In our view, short-sighted markets have become overly focused on the pace of interest rate hikes and peak inflation over the past few months. As such, we think markets could be: (a) somewhat vulnerable to a ‘reality check’ from central banks around how long high/restrictive interest rate settings could be needed to definitively squash inflation, particularly in places like the US where tight labour market conditions is underpinning ‘sticky’ services inflation; and/or (b) too optimistic in assuming inflation may seamlessly decelerate back down to target and that the worst of the economic fallout has already passed. Monetary policy changes work with ‘long and variable lags’. The impacts from the rapid-fire policy tightening cycles that have been unfolding over the past year (and have yet to finish) haven't fully shown up.
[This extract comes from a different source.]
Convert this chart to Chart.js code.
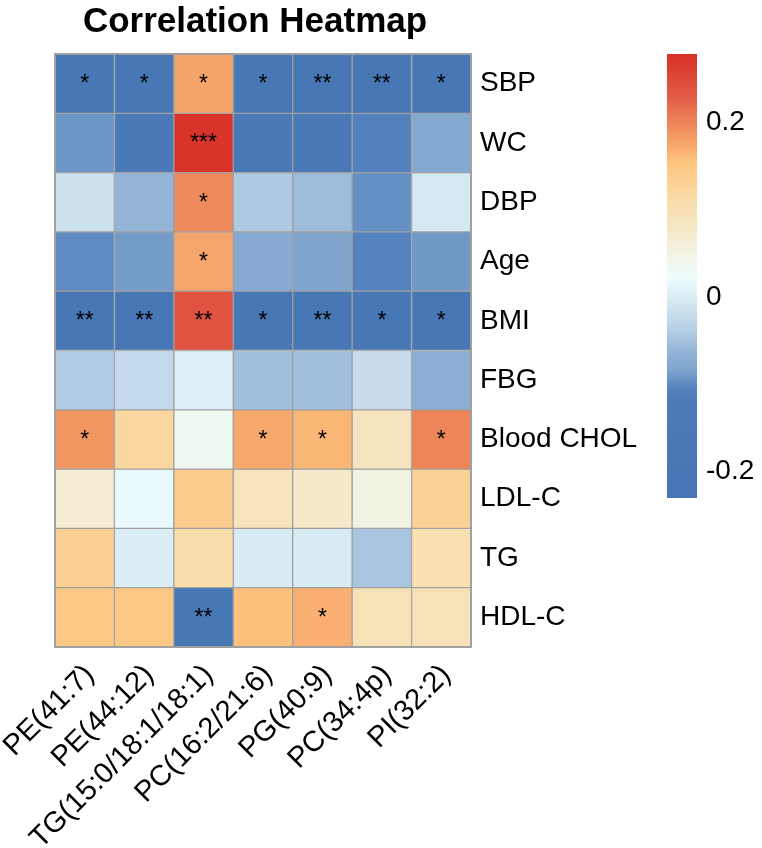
<!DOCTYPE html>
<html>
<head>
<meta charset="utf-8">
<script src="https://cdn.jsdelivr.net/npm/chart.js@4/dist/chart.umd.min.js"></script>
<style>
  html, body { margin: 0; padding: 0; background: #ffffff; }
  #wrap { position: relative; width: 762px; height: 848px; overflow: hidden; }
  #title { position: absolute; left: 0; top: -1px; width: 510px; text-align: center;
           font: bold 35px "Liberation Sans", Arial, sans-serif; line-height: 42px; color: #000; }
  #main { position: absolute; left: 0; top: 0; }
  #bar { position: absolute; left: 600px; top: 0; }
</style>
</head>
<body>
<div id="wrap">
  <canvas id="main" width="762" height="848"></canvas>
  <canvas id="bar" width="162" height="848"></canvas>
  <div id="title">Correlation Heatmap</div>
</div>
<script>
// ---- data ----
const columns = ["PE(41:7)", "PE(44:12)", "TG(15:0/18:1/18:1)", "PC(16:2/21:6)", "PG(40:9)", "PC(34:4p)", "PI(32:2)"];
const rows = ["SBP", "WC", "DBP", "Age", "BMI", "FBG", "Blood CHOL", "LDL-C", "TG", "HDL-C"];
const corr = [
  [-0.19, -0.19, 0.178, -0.19, -0.20, -0.20, -0.19],   // SBP
  [-0.093, -0.15, 0.275, -0.15, -0.15, -0.108, -0.078], // WC
  [-0.016, -0.062, 0.196, -0.043, -0.055, -0.097, -0.007], // DBP
  [-0.100, -0.089, 0.176, -0.076, -0.083, -0.106, -0.091], // Age
  [-0.20, -0.20, 0.240, -0.19, -0.20, -0.19, -0.19],   // BMI
  [-0.042, -0.025, 0.003, -0.052, -0.052, -0.020, -0.070], // FBG
  [0.188, 0.120, 0.035, 0.175, 0.165, 0.088, 0.200],   // Blood CHOL
  [0.065, 0.018, 0.140, 0.090, 0.075, 0.050, 0.130],   // LDL-C
  [0.133, 0.000, 0.108, -0.002, -0.002, -0.048, 0.100], // TG
  [0.148, 0.148, -0.20, 0.156, 0.170, 0.095, 0.095]    // HDL-C
];
const signif = [
  ["*", "*", "*", "*", "**", "**", "*"],
  ["", "", "***", "", "", "", ""],
  ["", "", "*", "", "", "", ""],
  ["", "", "*", "", "", "", ""],
  ["**", "**", "**", "*", "**", "*", "*"],
  ["", "", "", "", "", "", ""],
  ["*", "", "", "*", "*", "", "*"],
  ["", "", "", "", "", "", ""],
  ["", "", "", "", "", "", ""],
  ["", "", "**", "", "*", "", ""]
];
const colorbarTicks = [-0.2, 0, 0.2];
const colorMin = -0.231, colorMax = 0.279;

// ---- colour map ----
const stops = [
  [-0.231, "#4575B4"], [-0.118, "#4C7BB8"], [-0.105, "#5583BE"], [-0.084, "#7EA4CD"],
  [-0.061, "#96B6D8"], [-0.038, "#B5CFE5"], [-0.003, "#D8EBF4"], [0.022, "#EEFDFD"],
  [0.043, "#F1F6EA"], [0.077, "#F5E8C8"], [0.111, "#F9DCA8"], [0.154, "#FDC57F"],
  [0.192, "#F0905E"], [0.226, "#E4604A"], [0.279, "#D73027"]
];
function hex2rgb(h) { return [1, 3, 5].map(i => parseInt(h.substr(i, 2), 16)); }
function colorFor(v) {
  if (v <= stops[0][0]) return stops[0][1];
  for (let i = 1; i < stops.length; i++) {
    if (v <= stops[i][0]) {
      const [v0, c0] = stops[i - 1], [v1, c1] = stops[i];
      const t = (v - v0) / (v1 - v0);
      const a = hex2rgb(c0), b = hex2rgb(c1);
      return "rgb(" + a.map((x, k) => Math.round(x + (b[k] - x) * t)).join(",") + ")";
    }
  }
  return stops[stops.length - 1][1];
}

const FONT = '"Liberation Sans", Arial, sans-serif';

const starPlugin = {
  id: "stars",
  afterDatasetsDraw(chart) {
    const ctx = chart.ctx;
    ctx.save();
    ctx.font = "23px " + FONT;
    ctx.fillStyle = "#000";
    ctx.textAlign = "center";
    ctx.textBaseline = "middle";
    rows.forEach((r, ri) => {
      const meta = chart.getDatasetMeta(ri);
      meta.data.forEach((el, ci) => {
        const s = signif[ri][ci];
        if (s) ctx.fillText(s, el.x, (el.y + el.base) / 2 + 1);
      });
    });
    const a = chart.chartArea;
    ctx.strokeStyle = "#A0A0A0";
    ctx.lineWidth = 2;
    ctx.strokeRect(a.left, a.top, a.right - a.left, a.bottom - a.top);
    ctx.restore();
  }
};

new Chart(document.getElementById("main"), {
  type: "bar",
  data: {
    labels: columns,
    datasets: rows.map((r, ri) => ({
      label: r,
      data: columns.map(() => [ri, ri + 1]),
      backgroundColor: corr[ri].map(colorFor),
      borderColor: "#A0A0A0",
      borderWidth: 1,
      borderSkipped: false,
      barPercentage: 1,
      categoryPercentage: 1,
      grouped: false
    }))
  },
  options: {
    responsive: false,
    devicePixelRatio: 1,
    animation: false,
    layout: { padding: { left: 55, top: 54, right: 100, bottom: 0 } },
    plugins: { legend: { display: false }, tooltip: { enabled: false }, title: { display: false } },
    scales: {
      x: {
        type: "category",
        position: "bottom",
        offset: true,
        grid: { display: false, drawTicks: false },
        border: { display: false },
        ticks: { minRotation: 45, maxRotation: 45, autoSkip: false, padding: 11, labelOffset: 5,
                 color: "#000", font: { family: FONT, size: 29 } },
        afterFit(s) { s.height = 201; s.paddingLeft = 0; s.paddingRight = 0; }
      },
      y: {
        type: "linear",
        position: "right",
        min: 0, max: 10, reverse: true,
        grid: { display: false, drawTicks: false },
        border: { display: false },
        afterBuildTicks(s) { s.ticks = rows.map((_, i) => ({ value: i + 0.5 })); },
        ticks: { autoSkip: false, padding: 9, color: "#000", font: { family: FONT, size: 28 },
                 callback: (v) => rows[Math.floor(v)] },
        afterFit(s) { s.width = 191; s.paddingTop = 0; s.paddingBottom = 0; }
      }
    }
  },
  plugins: [starPlugin]
});

new Chart(document.getElementById("bar"), {
  type: "bar",
  data: {
    labels: ["scale"],
    datasets: [{
      data: [[colorMin, colorMax]],
      backgroundColor(c) {
        const chart = c.chart;
        if (!chart.chartArea) return "#ffffff";
        const ys = chart.scales.y;
        const g = chart.ctx.createLinearGradient(0, ys.getPixelForValue(colorMin), 0, ys.getPixelForValue(colorMax));
        stops.forEach(([v, col]) => g.addColorStop((v - colorMin) / (colorMax - colorMin), col));
        return g;
      },
      borderWidth: 0,
      barPercentage: 1,
      categoryPercentage: 1
    }]
  },
  options: {
    responsive: false,
    devicePixelRatio: 1,
    animation: false,
    layout: { padding: { left: 67, top: 54, right: 0, bottom: 350 } },
    plugins: { legend: { display: false }, tooltip: { enabled: false } },
    scales: {
      x: { display: false },
      y: {
        type: "linear",
        position: "right",
        min: colorMin, max: colorMax,
        grid: { display: false, drawTicks: false },
        border: { display: false },
        afterBuildTicks(s) { s.ticks = colorbarTicks.map(v => ({ value: v })); },
        ticks: { padding: 9, color: "#000", font: { family: FONT, size: 28 },
                 callback: (v) => String(Math.round(v * 10) / 10) },
        afterFit(s) { s.width = 65; s.paddingTop = 0; s.paddingBottom = 0; }
      }
    }
  }
});
</script>
</body>
</html>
As the chart below shows, volatility in various asset classes (equities, bonds, and FX) has eased back down to respective long run averages. As the macro tensions discussed play out over coming months we think financial market volatility could re-ignite. History shows that volatility tends to lift as US/world economic downturns crystallise. In FX, higher volatility and more cautious risk sentiment tends to be a headwind for the AUD, while the USD also typically garners some support in this type of environment.